─── INFORMATION SUPPLIED ───
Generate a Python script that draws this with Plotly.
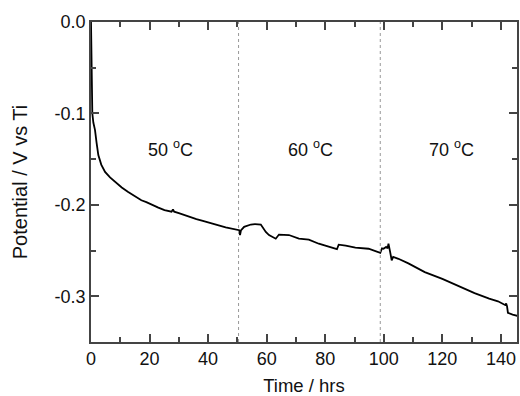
import plotly.graph_objects as go

time_hrs = [0.0, 0.1, 0.2, 0.3, 0.45, 0.8, 1.36, 1.9, 2.5, 3.5, 4.8, 6.5, 8.2, 10.5, 12.7, 15.0,
            17.2, 18.9, 19.3, 20.6, 23.0, 25.1, 27.5, 28.0, 28.4, 30.0, 33.0, 36.0, 38.2, 42.0,
            46.0, 50.6, 50.9, 51.2, 52.3, 54.6, 56.0, 58.0, 59.7, 60.8, 62.0, 63.1, 64.2, 67.6,
            71.0, 74.4, 77.8, 81.0, 83.5, 84.0, 84.6, 87.0, 90.3, 94.8, 98.8, 99.4, 99.9, 100.8,
            101.3, 101.6, 102.2, 102.7, 103.2, 105.0, 108.4, 114.0, 120.0, 125.4, 131.0, 136.0,
            139.0, 141.4, 141.8, 142.1, 142.4, 144.0, 145.8]
potential = [0.0, -0.015, -0.035, -0.06, -0.1, -0.11, -0.118, -0.132, -0.1455, -0.156, -0.164,
             -0.17, -0.175, -0.181, -0.186, -0.191, -0.195, -0.197, -0.1975, -0.2, -0.203,
             -0.2058, -0.2075, -0.205, -0.2075, -0.209, -0.2125, -0.2155, -0.2175, -0.221,
             -0.2245, -0.2277, -0.233, -0.228, -0.224, -0.2215, -0.221, -0.2215, -0.2296, -0.233,
             -0.235, -0.237, -0.2325, -0.233, -0.237, -0.238, -0.2425, -0.2455, -0.248, -0.2485,
             -0.2435, -0.2445, -0.2468, -0.248, -0.2525, -0.2475, -0.248, -0.246, -0.2475,
             -0.2425, -0.252, -0.2606, -0.257, -0.259, -0.264, -0.2735, -0.281, -0.289, -0.2965,
             -0.3025, -0.3055, -0.3095, -0.308, -0.311, -0.318, -0.32, -0.3215]

boundaries = [50.4, 98.8]
region_labels = ["50 <sup>o</sup>C", "60 <sup>o</sup>C", "70 <sup>o</sup>C"]
region_x = [27, 75, 123]
region_y = -0.138

x_ticks = [0, 20, 40, 60, 80, 100, 120, 140]
x_minor = [10, 30, 50, 70, 90, 110, 130]
y_ticks = [0.0, -0.1, -0.2, -0.3]
y_tick_text = ["0.0", "-0.1", "-0.2", "-0.3"]
y_minor = [-0.05, -0.15, -0.25, -0.35]

font = "Liberation Sans, Arial, sans-serif"
axis_color = "#444444"

fig = go.Figure()
fig.add_trace(go.Scatter(x=time_hrs, y=potential, mode="lines",
                         line=dict(color="black", width=1.8), showlegend=False))

for b in boundaries:
    fig.add_shape(type="line", x0=b, x1=b, y0=0, y1=1, yref="paper",
                  line=dict(color="#999999", width=1, dash="dot"))

for lx, lt in zip(region_x, region_labels):
    fig.add_annotation(x=lx, y=region_y, text=lt, showarrow=False,
                       font=dict(family=font, size=18, color="#111111"))

fig.update_layout(
    width=520, height=396,
    margin=dict(l=91, r=1, t=22, b=54),
    plot_bgcolor="white", paper_bgcolor="white",
    font=dict(family=font, size=18, color="#111111"),
)
fig.update_xaxes(range=[0, 145.5], tickmode="array", tickvals=x_ticks, ticks="inside", ticklen=8,
                 tickcolor=axis_color, tickwidth=1.5,
                 minor=dict(tickmode="array", tickvals=x_minor, ticks="inside", ticklen=5,
                            tickcolor=axis_color, tickwidth=1.5),
                 showline=True, linecolor=axis_color, linewidth=1.5, mirror="ticks",
                 showgrid=False, zeroline=False,
                 title=dict(text="Time / hrs", font=dict(size=18.5), standoff=11),
                 tickfont=dict(size=18))
fig.update_yaxes(range=[-0.35, 0.0], tickmode="array", tickvals=y_ticks, ticktext=y_tick_text,
                 ticks="inside", ticklen=8, tickcolor=axis_color, tickwidth=1.5,
                 minor=dict(tickmode="array", tickvals=y_minor, ticks="inside", ticklen=5,
                            tickcolor=axis_color, tickwidth=1.5),
                 showline=True, linecolor=axis_color, linewidth=1.5, mirror="ticks",
                 showgrid=False, zeroline=False,
                 title=dict(text="Potential / V vs Ti", font=dict(size=20), standoff=22),
                 tickfont=dict(size=18))

fig.write_html("out.html")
───
PROBLEM DETAILS:
Leave out the pictures and repeat the lines from the start of the material through the line with "import plotly.graph_objects as go", inclusive.

RESULT FOR THIS TASK:
Generate a Python script that draws this with Plotly.
import plotly.graph_objects as go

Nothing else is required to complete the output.